一方面,资深教师不愿意“站出来”指导青年教师,另一方面,青年教师对此似乎也充满了顾虑。造成这一现象的原因又是什么?

“去功利化”交流氛围待重建

需要注意的是,曾经的国内大学是不缺少这种“传帮带”氛围的。

两年前,在整理资料时,中国地质大学(武汉)教授刘庆生发现了上世纪80年代时任中国地质大学(北京)地球物理系首任系主任谭承泽给他的四封信。

“日记显示,此后我还曾经不断收到过谭先生的来信。”刘庆生告诉《中国科学报》,那时正是他科研起步的艰难阶段。谭承泽作为我国岩石磁学和古地磁学的领军人物之一,其研究方向和刘庆生选定的研究方向密切相关。

“为此,我不断通过写信的方式,将学习中遇到的难题与困惑告诉谭先生,向他‘求教’。”刘庆生说,仅在1986年,他就公开发表了5篇文献调研成果的综述类文章,并出席了两个全国性学术会议。
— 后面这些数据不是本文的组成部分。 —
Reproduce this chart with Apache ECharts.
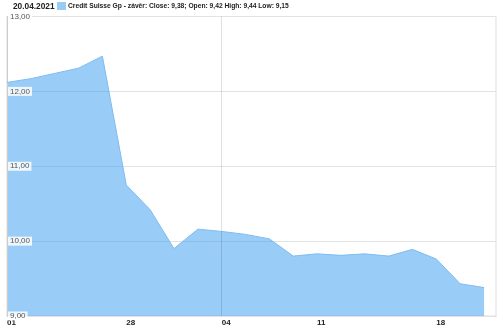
<!DOCTYPE html>
<html>
<head>
<meta charset="utf-8">
<script src="https://cdn.jsdelivr.net/npm/echarts@6/dist/echarts.min.js"></script>
<style>html,body{margin:0;padding:0;background:#fff}#c{width:500px;height:330px}</style>
</head>
<body>
<div id="c"></div>
<script>
// trading days (categories)
var dates = ['22.03','23.03','24.03','25.03','26.03','29.03','30.03','31.03','01.04',
             '06.04','07.04','08.04','09.04','12.04','13.04','14.04','15.04','16.04',
             '19.04','20.04','21.04'];
var closeValues = [12.12,12.17,12.24,12.31,12.47,10.75,10.42,9.90,10.16,
                   10.13,10.09,10.03,9.80,9.83,9.81,9.83,9.80,9.89,
                   9.76,9.43,9.38];
var tickIndex = [0,5,9,13,18];
var tickLabels = ['01','28','04','11','18'];
var monthLineIndex = [9];
var headerDate = '20.04.2021';
var seriesName = 'Credit Suisse Gp - závěr: Close: 9,38; Open: 9,42 High: 9,44 Low: 9,15';

var points = closeValues.map(function (v, i) { return [i, v]; });

var chart = echarts.init(document.getElementById('c'), null, {renderer: 'canvas'});
chart.setOption({
  animation: false,
  title: {
    text: headerDate, left: 13, top: 2.5, padding: 0,
    textStyle: {fontFamily: 'Arial, Liberation Sans', fontSize: 8.3, fontWeight: 'bold', color: '#222'}
  },
  legend: {
    left: 57, top: 2, padding: 0, itemWidth: 9, itemHeight: 8, itemGap: 4,
    icon: 'rect',
    textStyle: {fontFamily: 'Arial, Liberation Sans', fontSize: 6.7, fontWeight: 'bold', color: '#222', padding: [0,0,0,-3]},
    data: [{name: seriesName, itemStyle: {color: '#99ccf5'}}]
  },
  grid: {left: 7, right: 4, top: 16.5, bottom: 14, show: true, borderColor: '#ddd', borderWidth: 1},
  xAxis: {
    type: 'value', min: 0, max: 20.5, interval: 1,
    axisLine: {show: true, lineStyle: {color: '#ccc'}},
    axisTick: {show: false},
    splitLine: {show: false},
    axisLabel: {
      show: true, margin: 3, align: 'left', showMinLabel: true, showMaxLabel: false,
      fontFamily: 'Arial, Liberation Sans', fontSize: 8, fontWeight: 'bold', color: '#222',
      formatter: function (v) {
        var k = tickIndex.indexOf(Math.round(v));
        return k >= 0 ? tickLabels[k] : '';
      }
    }
  },
  yAxis: {
    type: 'value', min: 9, max: 13, interval: 1,
    axisLine: {show: true, lineStyle: {color: '#ccc'}},
    axisTick: {show: false},
    splitLine: {show: true, lineStyle: {color: '#e2e2e2'}},
    axisLabel: {
      inside: true, margin: 1, align: 'left', verticalAlign: 'middle',
      fontFamily: 'Arial, Liberation Sans', fontSize: 8, color: '#555',
      backgroundColor: 'rgba(255,255,255,0.85)', padding: [1, 2, 0, 2],
      formatter: function (v) { return v.toFixed(2).replace('.', ','); }
    },
    z: 3
  },
  series: [{
    name: seriesName,
    type: 'line',
    data: points,
    symbol: 'none',
    lineStyle: {color: '#7dbcef', width: 1},
    itemStyle: {color: '#99ccf5'},
    areaStyle: {color: 'rgba(51,153,237,0.5)', opacity: 1, origin: 'start'},
    markLine: {
      silent: true, symbol: 'none', label: {show: false},
      lineStyle: {color: 'rgba(0,0,0,0.12)', type: 'solid', width: 1},
      data: monthLineIndex.map(function (i) { return {xAxis: i}; })
    }
  }]
});
</script>
</body>
</html>
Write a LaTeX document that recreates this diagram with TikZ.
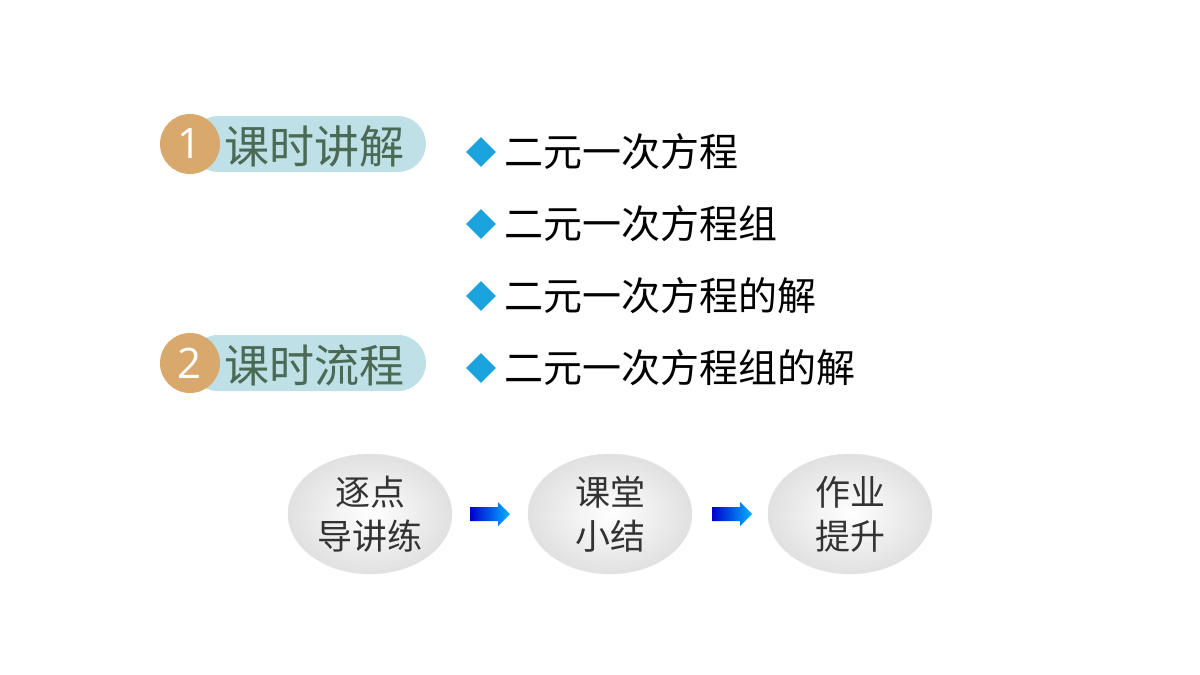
\documentclass[tikz,border=0pt]{standalone}
\usepackage{fontspec}
\newfontfamily\cjk{Noto Sans CJK SC}
\setmainfont{Open Sans}
\usetikzlibrary{shapes.geometric,shadings}
\definecolor{pill}{HTML}{BFE0E6}
\definecolor{badge}{HTML}{D9A86C}
\definecolor{head}{HTML}{4A6A55}
\definecolor{dia}{HTML}{1AA3DD}
\begin{document}
\begin{tikzpicture}[x=1pt,y=-1pt,
 pillst/.style={fill=pill,rounded corners=28pt},
 badgest/.style={circle,fill=badge,minimum size=60pt,inner sep=0pt,text=white,font=\fontsize{42}{42}\selectfont},
 headst/.style={anchor=west,text=head,font=\cjk\fontsize{45}{45}\selectfont,inner sep=0pt},
 item/.style={anchor=west,font=\cjk\fontsize{39}{39}\selectfont,inner sep=0pt},
 diast/.style={diamond,fill=dia,minimum size=30pt,inner sep=0pt},
 oval/.style={ellipse,minimum width=164pt,minimum height=120pt,draw=black!10,inner color=white,outer color=black!12,align=center,font=\cjk\fontsize{35}{44}\selectfont,text=black!80},
 arr/.style={left color=blue!80!black,right color=cyan!70!blue}]
\useasboundingbox (0,0) rectangle (1200,675);
\fill[pillst] (190,116) rectangle (426,172);
\node[badgest] (b1) at (190,144) {1};
\node[headst] (h1) at (224,146) {课时讲解};
\fill[pillst] (190,335) rectangle (426,391);
\node[badgest] (b2) at (190,363) {2};
\node[headst] (h2) at (224,365) {课时流程};
\foreach \y/\t [count=\i] in {152/二元一次方程,224/二元一次方程组,296/二元一次方程的解,368/二元一次方程组的解}{
 \node[diast] (d\i) at (481,\y) {};
 \node[item] (t\i) at (504,\y) {\t};}
\node[oval] (o1) at (370,514) {逐点\\导讲练};
\node[oval] (o2) at (610,514) {课堂\\小结};
\node[oval] (o3) at (850,514) {作业\\提升};
\foreach \a in {470,712}{
 \shade[arr] (\a,507) -- (\a+28,507) -- (\a+28,502) -- (\a+40,514) -- (\a+28,526) -- (\a+28,521) -- (\a,521) -- cycle;}
\end{tikzpicture}
\end{document}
“那段时间是我向谭先生请教问题最多的时期。对我的请求,谭先生总是有求必应,这令我很感动。”

这样的感受,很多那段时间初入高校的年轻老师都有体会。正如蔡文伯所说,“那时很多老师都非常具有‘传帮带’意识,他们会要求年轻老师去听他的课,并实实在在地关注青年教师的发展。”

然而,在蔡文伯的回忆中,从上世纪末开始,这样的氛围便慢慢消散了。其中的一个重要原因,在于上世纪80年代末和90年代初,以SCI为代表的各种量化考评机制被逐渐引入国内。

“在此之前,高校教师在进行科学研究时,很少考虑所谓‘名分’和‘排名’问题,甚至最后的绩效考核也往往是以团队的形式进行,这就给老教师指导年轻教师提供了一个较为宽松的空间和氛围。”蔡文伯说。但随着各种考评更加偏重量化和个人化,团队成员间的合作意识也开始变得淡薄。

刘伟向记者坦言,在遇到科研难题时,他也很希望召开一个组会,大家一起讨论,“但这必须建立在彼此信任的前提下”。他说,如果团队成员之间都不信任,就很难不担心自己的一些科研想法被他人利用。“这是一个基本的学术文化问题。”

在鲍威看来,多元化年龄结构下,不同代际教师间是可以形成优势互补的——资深教师可在把握学术组织发展方向、引领团队的同时,为青年教师提供职业初期的必要支持和引导;中生代教师是高校学术生产力的核心依托;而青年教师则可以带来思想与范式的创新,并承担一些基础性工作。

“但是,高质量的学术研究需要建立在自主探索与平等交流的基石之上。这就要求高校构建包容、开放的学术组织文化。”鲍威表示,在这方面,多元化的教师队伍年龄结构既是形成这种文化的必要支撑要素,同时也会深刻影响到不同代际教师之间的交流与协作。

显然,要形成这种文化,并不是通过制定几条政策就可以做到的。

正如有学者在受访时所说,“我们可以规定年轻教师必须听几节老教师的课程,但无法规定老教师在指导年轻老师时付出多少真心,这种发自内心的意愿,只能通过文化氛围的渲染实现,而我们目前缺少的恰恰就是这种文化” 。

从这个角度看,面对即将到来的十年“交接期”,有关部门需要做的远远不止制度调整这么简单。

“如果在这10年间,‘交班’问题解决不好,对未来我们的发展会产生深刻影响。而如何重建一种有利于不同代际教师之间‘去功利化’的交流氛围,确实是一道待解的重大命题。”蔡文伯说。